## STATED PROBLEM
Retype exactly what runs from the first line of the data to the line with "const rot = d => -d * Math.PI / 180;", keeping both of those lines and skipping pictures.

## SUPPLIED MATERIAL

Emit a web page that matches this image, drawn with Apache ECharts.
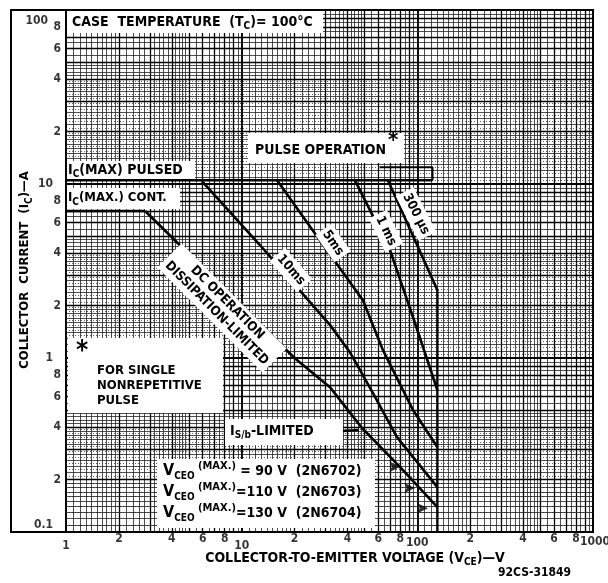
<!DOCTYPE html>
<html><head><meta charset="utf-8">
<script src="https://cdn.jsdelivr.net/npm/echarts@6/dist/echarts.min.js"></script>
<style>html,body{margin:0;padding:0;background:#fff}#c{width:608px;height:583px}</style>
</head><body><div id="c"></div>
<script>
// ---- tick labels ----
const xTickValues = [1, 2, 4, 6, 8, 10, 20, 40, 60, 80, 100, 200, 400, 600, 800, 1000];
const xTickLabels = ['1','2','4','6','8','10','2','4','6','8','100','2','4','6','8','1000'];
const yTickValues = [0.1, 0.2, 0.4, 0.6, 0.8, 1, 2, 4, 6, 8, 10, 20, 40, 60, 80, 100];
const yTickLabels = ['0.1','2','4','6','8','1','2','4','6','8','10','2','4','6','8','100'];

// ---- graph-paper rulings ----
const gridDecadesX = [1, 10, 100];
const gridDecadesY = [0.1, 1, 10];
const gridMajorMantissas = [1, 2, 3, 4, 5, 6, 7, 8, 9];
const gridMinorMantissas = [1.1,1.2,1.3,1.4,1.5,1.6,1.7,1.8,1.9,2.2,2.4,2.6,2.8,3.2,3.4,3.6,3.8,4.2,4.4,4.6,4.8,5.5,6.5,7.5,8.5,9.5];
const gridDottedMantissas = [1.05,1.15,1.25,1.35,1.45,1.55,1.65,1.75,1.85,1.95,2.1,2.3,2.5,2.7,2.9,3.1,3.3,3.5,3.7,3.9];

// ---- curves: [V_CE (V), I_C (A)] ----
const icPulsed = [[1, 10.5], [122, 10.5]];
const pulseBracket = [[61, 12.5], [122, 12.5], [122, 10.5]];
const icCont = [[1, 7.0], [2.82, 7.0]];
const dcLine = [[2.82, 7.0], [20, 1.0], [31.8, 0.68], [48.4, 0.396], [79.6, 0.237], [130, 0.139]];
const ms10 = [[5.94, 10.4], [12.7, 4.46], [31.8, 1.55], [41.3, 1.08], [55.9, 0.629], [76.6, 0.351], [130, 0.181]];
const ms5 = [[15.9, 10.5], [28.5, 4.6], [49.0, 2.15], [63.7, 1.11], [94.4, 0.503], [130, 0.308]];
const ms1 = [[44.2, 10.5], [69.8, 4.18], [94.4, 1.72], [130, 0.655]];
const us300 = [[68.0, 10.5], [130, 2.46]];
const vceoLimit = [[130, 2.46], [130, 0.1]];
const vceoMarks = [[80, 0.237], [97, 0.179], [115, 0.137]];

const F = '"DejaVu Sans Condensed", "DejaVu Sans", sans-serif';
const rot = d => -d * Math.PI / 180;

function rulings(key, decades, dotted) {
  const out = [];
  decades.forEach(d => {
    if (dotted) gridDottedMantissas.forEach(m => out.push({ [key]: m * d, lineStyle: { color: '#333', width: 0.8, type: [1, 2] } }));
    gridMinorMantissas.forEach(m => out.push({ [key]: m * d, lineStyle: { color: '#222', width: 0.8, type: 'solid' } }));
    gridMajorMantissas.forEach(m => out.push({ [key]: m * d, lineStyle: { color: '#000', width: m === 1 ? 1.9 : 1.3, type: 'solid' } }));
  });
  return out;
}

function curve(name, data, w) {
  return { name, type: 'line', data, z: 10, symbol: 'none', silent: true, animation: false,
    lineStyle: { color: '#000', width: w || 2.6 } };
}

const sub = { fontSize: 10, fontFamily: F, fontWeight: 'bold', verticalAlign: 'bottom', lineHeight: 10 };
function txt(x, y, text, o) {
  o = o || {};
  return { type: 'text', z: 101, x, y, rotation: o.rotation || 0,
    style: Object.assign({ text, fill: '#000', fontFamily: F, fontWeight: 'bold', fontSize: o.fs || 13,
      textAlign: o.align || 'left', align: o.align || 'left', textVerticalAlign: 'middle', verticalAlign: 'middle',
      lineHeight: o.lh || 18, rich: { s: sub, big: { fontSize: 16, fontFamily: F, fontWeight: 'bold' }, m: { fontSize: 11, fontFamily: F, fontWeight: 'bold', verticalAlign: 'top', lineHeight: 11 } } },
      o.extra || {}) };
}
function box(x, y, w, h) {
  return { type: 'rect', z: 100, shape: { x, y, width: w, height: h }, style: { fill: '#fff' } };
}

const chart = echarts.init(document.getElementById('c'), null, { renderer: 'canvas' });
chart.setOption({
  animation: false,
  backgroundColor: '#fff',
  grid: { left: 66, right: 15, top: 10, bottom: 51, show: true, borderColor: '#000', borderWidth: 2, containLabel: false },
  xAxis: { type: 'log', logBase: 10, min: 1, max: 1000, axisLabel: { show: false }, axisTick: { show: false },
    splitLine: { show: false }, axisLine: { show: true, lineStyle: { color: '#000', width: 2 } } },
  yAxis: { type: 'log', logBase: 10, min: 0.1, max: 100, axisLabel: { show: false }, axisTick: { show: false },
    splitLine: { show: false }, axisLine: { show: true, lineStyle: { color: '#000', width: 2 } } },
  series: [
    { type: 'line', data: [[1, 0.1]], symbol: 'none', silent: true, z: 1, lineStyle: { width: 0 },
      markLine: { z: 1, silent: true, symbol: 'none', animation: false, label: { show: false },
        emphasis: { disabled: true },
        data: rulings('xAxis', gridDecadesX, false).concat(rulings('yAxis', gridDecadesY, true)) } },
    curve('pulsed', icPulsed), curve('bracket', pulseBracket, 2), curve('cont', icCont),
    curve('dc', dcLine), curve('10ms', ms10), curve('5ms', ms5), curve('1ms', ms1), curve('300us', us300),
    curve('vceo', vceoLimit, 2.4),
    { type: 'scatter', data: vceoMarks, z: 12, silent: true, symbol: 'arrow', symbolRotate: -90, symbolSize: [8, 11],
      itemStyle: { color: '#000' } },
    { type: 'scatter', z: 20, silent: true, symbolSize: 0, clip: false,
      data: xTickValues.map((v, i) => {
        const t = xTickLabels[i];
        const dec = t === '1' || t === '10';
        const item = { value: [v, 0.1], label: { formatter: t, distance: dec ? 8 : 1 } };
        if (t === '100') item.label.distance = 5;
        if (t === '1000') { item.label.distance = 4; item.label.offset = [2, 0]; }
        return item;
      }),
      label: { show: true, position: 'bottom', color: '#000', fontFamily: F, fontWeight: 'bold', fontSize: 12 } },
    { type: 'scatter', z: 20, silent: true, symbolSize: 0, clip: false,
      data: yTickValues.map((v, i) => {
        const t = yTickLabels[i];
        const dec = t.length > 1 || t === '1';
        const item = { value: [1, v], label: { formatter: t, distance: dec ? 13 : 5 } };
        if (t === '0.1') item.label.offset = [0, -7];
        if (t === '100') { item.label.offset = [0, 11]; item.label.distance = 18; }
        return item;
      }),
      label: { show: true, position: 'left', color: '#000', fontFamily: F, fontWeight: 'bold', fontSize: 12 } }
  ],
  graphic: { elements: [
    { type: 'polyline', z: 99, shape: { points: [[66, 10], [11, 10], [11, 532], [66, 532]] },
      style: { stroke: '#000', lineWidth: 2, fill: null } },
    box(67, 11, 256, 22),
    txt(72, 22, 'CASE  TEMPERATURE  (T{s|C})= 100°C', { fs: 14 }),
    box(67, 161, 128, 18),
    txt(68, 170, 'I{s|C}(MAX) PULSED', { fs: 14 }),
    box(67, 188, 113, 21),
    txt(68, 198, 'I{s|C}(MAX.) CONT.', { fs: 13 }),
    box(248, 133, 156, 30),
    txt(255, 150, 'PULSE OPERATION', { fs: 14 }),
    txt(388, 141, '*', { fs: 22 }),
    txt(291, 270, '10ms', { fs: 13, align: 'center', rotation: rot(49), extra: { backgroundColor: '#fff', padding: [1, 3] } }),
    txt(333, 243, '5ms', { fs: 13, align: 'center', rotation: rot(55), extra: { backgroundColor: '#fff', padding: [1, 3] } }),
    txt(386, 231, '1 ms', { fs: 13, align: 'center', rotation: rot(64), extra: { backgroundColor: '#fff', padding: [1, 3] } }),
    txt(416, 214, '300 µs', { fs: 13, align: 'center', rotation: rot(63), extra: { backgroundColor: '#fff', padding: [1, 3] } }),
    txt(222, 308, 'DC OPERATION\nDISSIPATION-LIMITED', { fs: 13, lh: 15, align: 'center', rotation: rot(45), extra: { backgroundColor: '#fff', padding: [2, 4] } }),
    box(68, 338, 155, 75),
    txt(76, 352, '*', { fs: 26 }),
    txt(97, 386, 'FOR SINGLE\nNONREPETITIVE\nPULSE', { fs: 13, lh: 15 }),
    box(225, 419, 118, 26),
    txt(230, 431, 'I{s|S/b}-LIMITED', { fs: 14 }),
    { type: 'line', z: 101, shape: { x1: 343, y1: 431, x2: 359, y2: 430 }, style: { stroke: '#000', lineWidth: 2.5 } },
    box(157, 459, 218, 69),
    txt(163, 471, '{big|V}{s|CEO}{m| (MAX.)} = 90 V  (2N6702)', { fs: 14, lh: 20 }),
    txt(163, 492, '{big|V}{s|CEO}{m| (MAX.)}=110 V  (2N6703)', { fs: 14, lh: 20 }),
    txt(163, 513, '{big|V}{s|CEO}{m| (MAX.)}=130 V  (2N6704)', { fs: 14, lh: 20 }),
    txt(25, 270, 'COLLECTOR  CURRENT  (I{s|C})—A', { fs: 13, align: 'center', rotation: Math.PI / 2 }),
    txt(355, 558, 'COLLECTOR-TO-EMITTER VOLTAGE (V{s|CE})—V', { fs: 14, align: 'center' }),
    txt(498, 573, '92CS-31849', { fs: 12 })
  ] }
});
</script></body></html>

## REPLY TO THE TASK
Emit a web page that matches this image, drawn with Apache ECharts.
<!DOCTYPE html>
<html><head><meta charset="utf-8">
<script src="https://cdn.jsdelivr.net/npm/echarts@6/dist/echarts.min.js"></script>
<style>html,body{margin:0;padding:0;background:#fff}#c{width:608px;height:583px}</style>
</head><body><div id="c"></div>
<script>
// ---- tick labels ----
const xTickValues = [1, 2, 4, 6, 8, 10, 20, 40, 60, 80, 100, 200, 400, 600, 800, 1000];
const xTickLabels = ['1','2','4','6','8','10','2','4','6','8','100','2','4','6','8','1000'];
const yTickValues = [0.1, 0.2, 0.4, 0.6, 0.8, 1, 2, 4, 6, 8, 10, 20, 40, 60, 80, 100];
const yTickLabels = ['0.1','2','4','6','8','1','2','4','6','8','10','2','4','6','8','100'];

// ---- graph-paper rulings ----
const gridDecadesX = [1, 10, 100];
const gridDecadesY = [0.1, 1, 10];
const gridMajorMantissas = [1, 2, 3, 4, 5, 6, 7, 8, 9];
const gridMinorMantissas = [1.1,1.2,1.3,1.4,1.5,1.6,1.7,1.8,1.9,2.2,2.4,2.6,2.8,3.2,3.4,3.6,3.8,4.2,4.4,4.6,4.8,5.5,6.5,7.5,8.5,9.5];
const gridDottedMantissas = [1.05,1.15,1.25,1.35,1.45,1.55,1.65,1.75,1.85,1.95,2.1,2.3,2.5,2.7,2.9,3.1,3.3,3.5,3.7,3.9];

// ---- curves: [V_CE (V), I_C (A)] ----
const icPulsed = [[1, 10.5], [122, 10.5]];
const pulseBracket = [[61, 12.5], [122, 12.5], [122, 10.5]];
const icCont = [[1, 7.0], [2.82, 7.0]];
const dcLine = [[2.82, 7.0], [20, 1.0], [31.8, 0.68], [48.4, 0.396], [79.6, 0.237], [130, 0.139]];
const ms10 = [[5.94, 10.4], [12.7, 4.46], [31.8, 1.55], [41.3, 1.08], [55.9, 0.629], [76.6, 0.351], [130, 0.181]];
const ms5 = [[15.9, 10.5], [28.5, 4.6], [49.0, 2.15], [63.7, 1.11], [94.4, 0.503], [130, 0.308]];
const ms1 = [[44.2, 10.5], [69.8, 4.18], [94.4, 1.72], [130, 0.655]];
const us300 = [[68.0, 10.5], [130, 2.46]];
const vceoLimit = [[130, 2.46], [130, 0.1]];
const vceoMarks = [[80, 0.237], [97, 0.179], [115, 0.137]];

const F = '"DejaVu Sans Condensed", "DejaVu Sans", sans-serif';
const rot = d => -d * Math.PI / 180;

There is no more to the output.